Celebrar Ney Matogrosso em vida é uma das dádivas de Homem com H, filme em que Esmir Filho mistura os momentos de brilhantismo do artista com as batidas esperadas de uma cinebiografia abrangente. No centro do palco, a performance de Jesuíta Barbosa joga tudo nas costas da metamorfose gritante e no olhar que fuzila enquanto encanta.
Em momentos destacados da origem de Ney, com acenos ao erotismo de Claire Denis e uma ensolarada parcela de amor e desejo no Rio de Janeiro, o longa se constrói pela catarse musical da evolução do protagonista. Do trato brutal no seio da família, sua reformulação nos anos da Aeronáutica e a sucessiva série de rupturas emocionais e físicas da carreira como vocalista e intérprete, Homem com H decanta o selvagem em contraste ao puro.

Barbosa, abençoado pela mentoria de Matogrosso, se equilibra entre a sensação de prisão e o ato de eclodir e, como a dedicatória revela, de ousar ser. Ao lado dos Secos e Molhados, ele se destaca pela visão, mas é junto de Cazuza (papel de Jullio Reis, noivo de Manu Gavassi!), que o ator melhor encapsula suas qualidades de bicho e bicha.
Nas cenas que recriam shows e números complexos de figurino, maquiagem e arranjo, a direção de Esmir Filho se mescla ao cerne artístico de Ney, numa dança de acasalamento que eterniza na ficção parcelas indistinguíveis de realidade. Com jogo de luz e sombra, figuras rubras se engolem sob a voz do cantor.
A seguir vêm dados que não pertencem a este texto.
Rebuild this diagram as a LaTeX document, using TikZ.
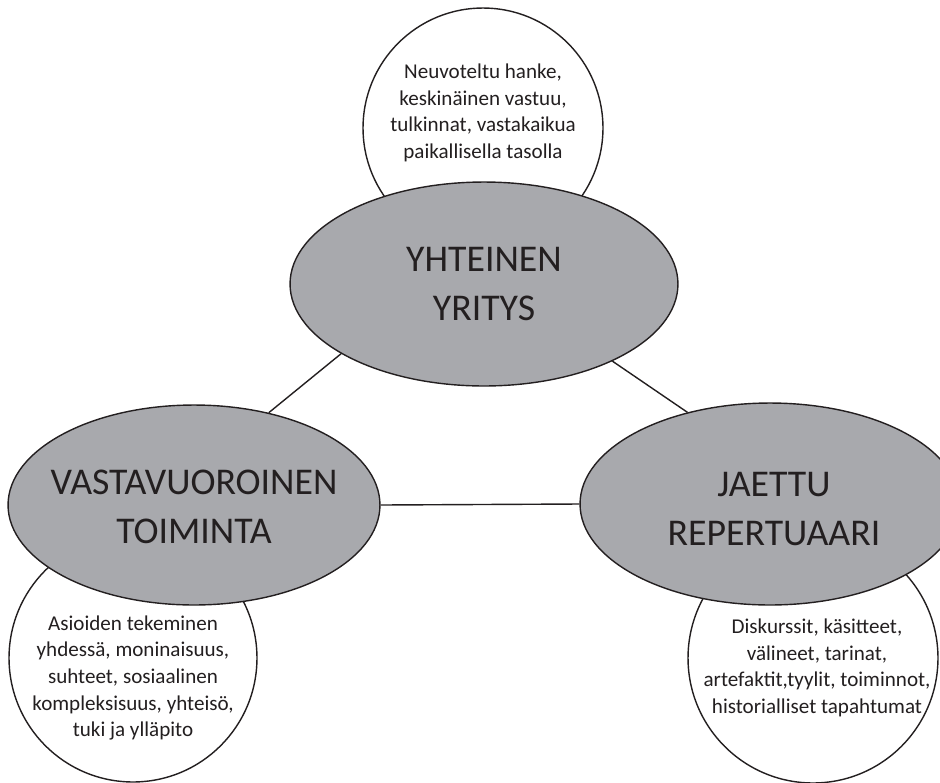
\documentclass[tikz,border=0pt]{standalone}
\usepackage{fontspec}
\setmainfont{Carlito}
\usepackage{tikz}
\usetikzlibrary{shapes.geometric}
\definecolor{ellgray}{RGB}{168,169,173}
\definecolor{inkgray}{RGB}{35,31,32}

\begin{document}
\begin{tikzpicture}[x=0.02cm, y=-0.02cm,
    core/.style={ellipse, draw=inkgray, line width=0.8pt, fill=ellgray,
                 inner sep=0pt},
    bubble/.style={circle, draw=inkgray, line width=0.8pt, fill=white,
                   inner sep=0pt},
    corelabel/.style={align=center, text=inkgray,
                      font=\fontsize{21.5}{28}\selectfont},
    bubbletext/.style={align=center, text=inkgray,
                       font=\fontsize{12}{15.2}\selectfont},
    link/.style={draw=inkgray, line width=0.8pt}]

    \useasboundingbox (0,0) rectangle (940,782);

    % Bubbles
    \node[bubble, minimum size=4.8cm] (ybub) at (483,128) {};
    \node[bubble, minimum size=4.96cm] (vbub) at (133,658) {};
    \node[bubble, minimum size=5cm] (jbub) at (813,658) {};

    % Cores
    \node[core, minimum width=7.76cm, minimum height=4.08cm] (yht) at (484,284) {};
    \node[core, minimum width=7.44cm, minimum height=4cm] (vast) at (194,505) {};
    \node[core, minimum width=7.6cm, minimum height=4.04cm] (jaet) at (770,504) {};

    % Connections
    \draw[link] (vast.51) -- (yht.206);
    \draw[link] (yht.329) -- (jaet.132);
    \draw[link] (vast.east) -- (jaet.west);

    % Core labels
    \node[corelabel] (yhtT) at (484,284) {YHTEINEN\\YRITYS};
    \node[corelabel] (vastT) at (194,507) {VASTAVUOROINEN\\TOIMINTA};
    \node[corelabel] (jaetT) at (774,509) {JAETTU\\REPERTUAARI};

    % Bubble texts
    \node[bubbletext] (ybubT) at (483,113) {Neuvoteltu hanke,\\keskinäinen vastuu,\\tulkinnat, vastakaikua\\paikallisella tasolla};
    \node[bubbletext] (vbubT) at (133,678) {Asioiden tekeminen\\yhdessä, moninaisuus,\\suhteet, sosiaalinen\\kompleksisuus, yhteisö,\\tuki ja ylläpito};
    \node[bubbletext] (jbubT) at (817,668) {Diskurssit, käsitteet,\\välineet, tarinat,\\artefaktit,tyylit, toiminnot,\\historialliset tapahtumat};
\end{tikzpicture}
\end{document}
Até no contexto político-social sobra espaço para pequenas experiências de catarse, como na cobra que escala a cama de Ney quando a epidemia da AIDS esburacou as relações de amizade e afeto do homem. A culpa por passar ileso, no que tange a saúde pessoal, pesa as decisões e as ações na década mais brutal e devastadora de sua vida. A serpente, recebida não com susto ou violência, é gentilmente amparada, em zelo e sabedoria.
Menos transgressor que sua contraparte biografada, Homem com H pulou dos cinemas para a distribuição nacional da Netflix, numa manobra que novamente revela o sucateamento das regulações de streaming, mas ao menos torna a experiência num eclipse coletivo, em harmonia e uníssono da arte, vida, marca e importância de uma pessoa tão maior que os protocolos e as normas.

Na direção de fotografia, Azul Serra inspira-se no surreal para desmontar Ney em closes, ângulos, cores e sombras. E, mesmo quando o filme se localiza no interior regional e na distante relação familiar, amparado pelas performances de Rômulo Braga e Hermila Guedes, a câmera mostra-se afoita e ciente de tal clausura.
O design de produção de Thales Junqueira, aliado ao trabalho de cenografia realizado por Cissa Saraiva, transforma cada objeto em artefato histórico. Filho até brinca com a realidade, devolvendo a Ney o quadro que Keith Haring pintou e se perdeu nas frestas do tempo. Aqui, o sexo é celebrado como ritual de sedução e de armadilha, na transmutação de carne e suor como elemento iluminador para o cantor.
Com relances de criatividade que ultrapassam as convenções da cinebiografia musical de grandes ícones do repertório nacional, Homem com H simplifica, e transmite o recado com certa eficiência. No fundo da garganta, fica o resquício amargo que Ney poderia, à luz de tudo que fez, ganhar um filme tão estridente e voluptuoso como sua inspiração.